A Superinteressante erra ao dar o seguinte parecer, no final do texto:
"A psicografia segue como uma questão de fé. Mas se o estudo atesta algo, é a genialidade do médium. Escrever o volume de texto que ele escreveu, com personas comprovadamente distintas, mas uniformes entre si, não precisa nem ser sobrenatural para ser absolutamente impressionante. Ou, como colocou Monteiro Lobato, “Se Chico Xavier produziu tudo aquilo por conta própria, então ele merece ocupar quantas cadeiras quiser na Academia Brasileira de Letras".

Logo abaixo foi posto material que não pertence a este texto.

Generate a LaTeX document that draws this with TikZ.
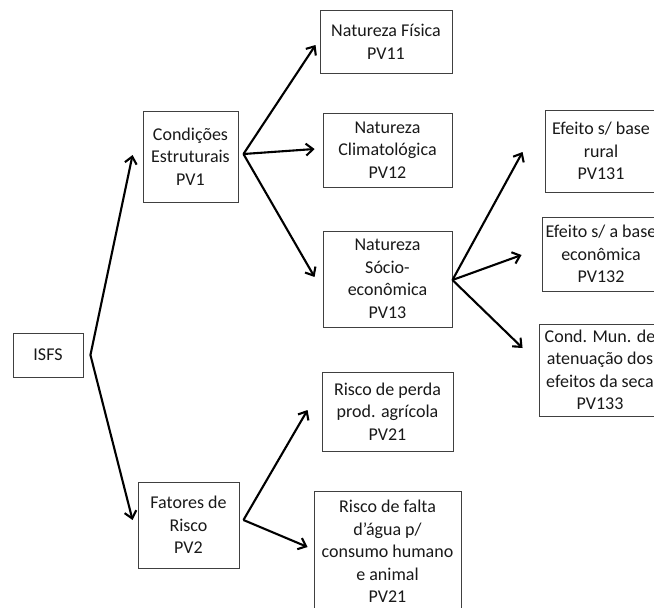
\documentclass[tikz,border=0pt]{standalone}
\usepackage{fontspec}
\setmainfont{Carlito}
\usetikzlibrary{arrows.meta}
\begin{document}
\begin{tikzpicture}[x=1pt,y=-1pt,
  box/.style={draw=black!75,line width=0.9pt,align=center,inner sep=0pt,
    font=\fontsize{18}{22.5}\selectfont,text=black!90},
  arr/.style={line width=2.1pt,-{Straight Barb[length=7pt,width=12pt]}}]
\useasboundingbox (0,0) rectangle (654,608);
\clip (0,0) rectangle (654,608);
\fill[white] (0,0) rectangle (654,608);
% nodes
\node[box,minimum width=70pt,minimum height=44pt] (isfs) at (48,355) {ISFS};
\node[box,minimum width=95pt,minimum height=91pt] (ce) at (190.5,156.5) {Condições\\Estruturais\\PV1};
\node[box,minimum width=101pt,minimum height=86pt] (fr) at (188.5,525) {Fatores de\\Risco\\PV2};
\node[box,minimum width=132pt,minimum height=63pt] (nf) at (386,42) {Natureza Física\\PV11};
\node[box,minimum width=129pt,minimum height=74pt] (nc) at (387.5,150) {Natureza\\Climatológica\\PV12};
\node[box,minimum width=129pt,minimum height=96pt] (ns) at (387.5,279) {Natureza\\Sócio-\\econômica\\PV13};
\node[box,minimum width=131pt,minimum height=79pt] (rp) at (387.5,411.5) {Risco de perda\\prod. agrícola\\PV21};
\node[box,minimum width=147pt,minimum height=121pt] (rf) at (387.5,551.5) {Risco de falta\\d’água p/\\consumo humano\\e animal\\PV21};
\node[box,minimum width=112pt,minimum height=82pt] (e1) at (601,151) {Efeito s/ base\\rural\\PV131};
\node[box,minimum width=118pt,minimum height=74pt] (e2) at (601,254) {Efeito s/ a base\\econômica\\PV132};
\node[box,minimum width=122pt,minimum height=92pt] (e3) at (600,370) {Cond. Mun. de\\atenuação dos\\efeitos da seca\\PV133};
% connectors
\draw[arr] ([xshift=7pt]isfs.east) -- ([xshift=-10pt,yshift=1.5pt]ce.west);
\draw[arr] ([xshift=7pt]isfs.east) -- ([xshift=-5pt,yshift=5pt]fr.west);
\draw[arr] ([xshift=5pt,yshift=2.5pt]ce.east) -- ([xshift=-4pt,yshift=-3pt]nf.west);
\draw[arr] ([xshift=5pt,yshift=2.5pt]ce.east) -- ([xshift=-8pt,yshift=1pt]nc.west);
\draw[arr] ([xshift=5pt,yshift=2.5pt]ce.east) -- ([xshift=-8pt,yshift=2pt]ns.west);
\draw[arr] ([yshift=-1pt]ns.east) -- ([xshift=-22pt,yshift=-1pt]e1.west);
\draw[arr] ([yshift=-1pt]ns.east) -- ([xshift=-20pt,yshift=-1pt]e2.west);
\draw[arr] ([yshift=-1pt]ns.east) -- ([xshift=-16pt,yshift=22pt]e3.west);
\draw[arr] ([xshift=4pt,yshift=5pt]fr.east) -- ([xshift=-14pt,yshift=1.5pt]rp.west);
\draw[arr] ([xshift=4pt,yshift=5pt]fr.east) -- ([xshift=-6pt,yshift=4.5pt]rf.west);
\end{tikzpicture}
\end{document}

E por que o erro de Superinteressante? Simples. Primeiro, por ofender a memória dos escritores falecidos através da "questão de fé", como se um religioso pudesse se passar por um morto e as pessoas "terem o direito" de acreditar ou não na suposta veracidade de suas obras. Ou seja, literatura fake com conteúdo cristão é permitida, ainda que sua autenticação fosse uma hipótese pendente e deixada "em aberto".
Outro equívoco de Superinteressante é citar uma frase de um distanciado Monteiro Lobato, que se absteve de avaliar as supostas psicografias, dizendo que Chico Xavier "poderia ter feito tudo aquilo por conta própria". Sabemos que, embora Chico Xavier seja responsável por pastiches e fraudes "mediúnicos", ele contou também com colaboração de uma equipe editorial da FEB.
A Deep Learning é uma das ferramentas usadas para manipular algoritmos em portais de redes sociais como o Facebook e o WhatsApp, mas também os vídeos "recomendados" do YouTube. É, portanto, uma ferramenta usada para repercutir notícias falsas, em vídeos adulterados de qualquer maneira. A Deep Learning, portanto, é produtora de algoritmos e "robôs" que influíram para as vitórias de Donald Trump nos EUA e Jair Bolsonaro no Brasil, através da atuação da empresa Cambridge Analytica, também dos EUA, nas duas campanhas presidenciais.
Ver que uma técnica como a Deep Learning ter sido usada para "tentar legitimar" a suposta psicografia de Chico Xavier pode parecer, à primeira vista, uma curiosidade. No entanto, essa técnica em nada ajuda na autenticação das obras "mediúnicas", antes se tornando um elemento para aumentar ainda mais a farsa desses livros, e da forma "diferenciada" como foram trabalhadas as identidades fake produzidas pelo "médium".